Authors to look out for include the Nobel Prize winning author Olga Tokarczuk, renowned for her vegetarian-feminist novel Drive Your Plow Over The Bones Of The Dead. In a panel including Nora Bossong and Mario Vargas Llosa , Tocarkzuk will be reflecting on the role of literature during the pandemic in the Plea For Democracy and Culture festival special (10 Sep, Philharmonie, 19:00) and independently presenting her controversial recent novel The Books of Jacob (10 Sep, Silent Green, 21:00) – unfortunately only in Polish and German.
This year’s festival highlights a number of urgent social themes through “special” series of events. The Speak Up! Misogyny as a System series sees readings from JJ Bola, UK-Congolese author of Mask Off: Masculinity Redefined (14 Sept, Silent Green, 7:30) and from US queer-feminist horror writer Carmen Maria Machado, who will present her critically lauded memoir of relationship abuse, In The Dream House (13 Sep, Silent Green, 15:00, prerecorded video). Machado will also discuss the feminist-horror genre in detail alongside UK-Nigerian writer Lesley Nneka Arima (12 Sep, Silent Green, 17:00, prerecorded). Palestinian author Adania Shibli will be reading from her novel Minor Detail (10 Sep, Silent Green, 21:00), a searing exploration of gendered violence and its aftereffects. A number of star names will take part in the Art of Writing series, which offers a peek behind the curtain at authors’ various private strategies for reading, writing and storytelling. One highlight is Canada’s Sheila Heti, author of Motherhood, an autobiographical novel that explores her deliberation on the decision to have children (19 Sep, Silent Green, 21:00, prerecorded) series. The series will also welcome the American legend – and notorious Twitter loose cannon – Joyce Carol Oates (12 Sep, Silent Green, 21:00, prerecorded) as well as science fiction author Neil Gaiman (12 Sep, Silent Green, 20:00, prerecorded). For lovers of the historical novel, the first female winner of the Booker Prize, Hilary Mantel (13 Sep, Silent Green, 19:30, livestreamed), presents the final instalment of her Tudor Trilogy, The Mirror and the Light. (Lovers of puns may prefer her forthcoming essay collection, Mantel Pieces .)
The big topics tackled
One of the festival’s self-proclaimed topics is decolonisation – but if you blink, you might miss it. The history of migration in the US and Africa’s colonial history each do figure in a Global Encounters panel (12 Sep, Silent Green, 15:00) with international authors Edwidge Danticat (Haiti/US), Valeria Luiselli (Mexico/US) and Nadifa Mohamed (Somalia/UK).
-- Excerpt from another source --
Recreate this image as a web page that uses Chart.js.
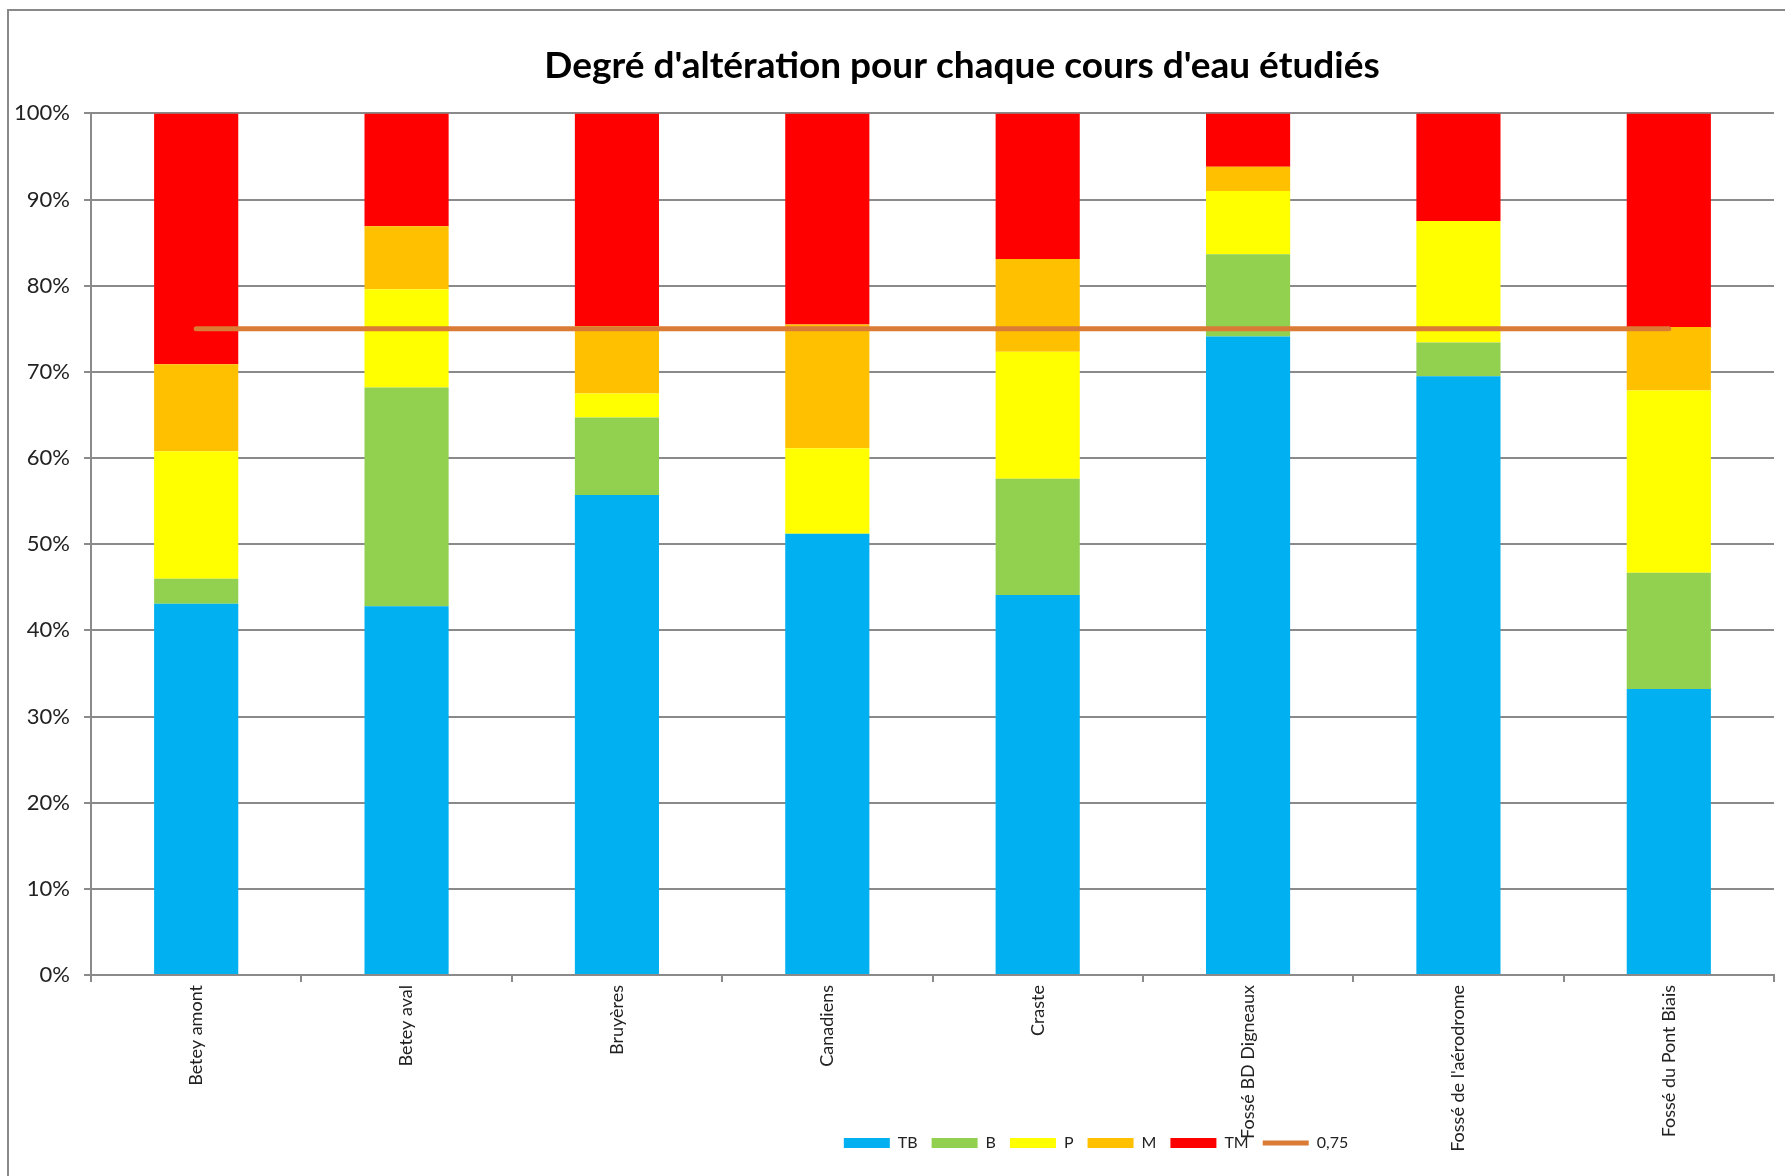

Race is perhaps the more prominent theme. UK photographer and writer Johny Pitts (19 Sep, 18:00, live streamed ) will be reading from his Jhalak Prize-winning Afropean, a groundbreaking study of African diaspora identity across Europe. From the other side of the Atlantic, rising-star US author Nana Kwame Adjei-Brenyah (18 Sep, Silent Green, 19:30, livestreamed) explores systemic inequality in his semi-satirical Friday Black.
For the past 10 years, the festival has made moves to present the newest authors in the world of graphic fiction. This year’s Graphic Novel Day will feature Berlin local Aisha Franz in discussion with Sweden’s Moa Romanova (13 Sep, Silent Green, 17:00). With starkly different drawing styles, but similarly high levels of hilarity, both artists are interested in female isolation, depression and the digital world. Meanwhile Lukas Jüliger, whose graphic novel Unfollow portrays the uncanny life on an eco-influencer, in a German-language discussion on bioeconomics and the climate crisis (16 Sep, Silent Green, 18:00).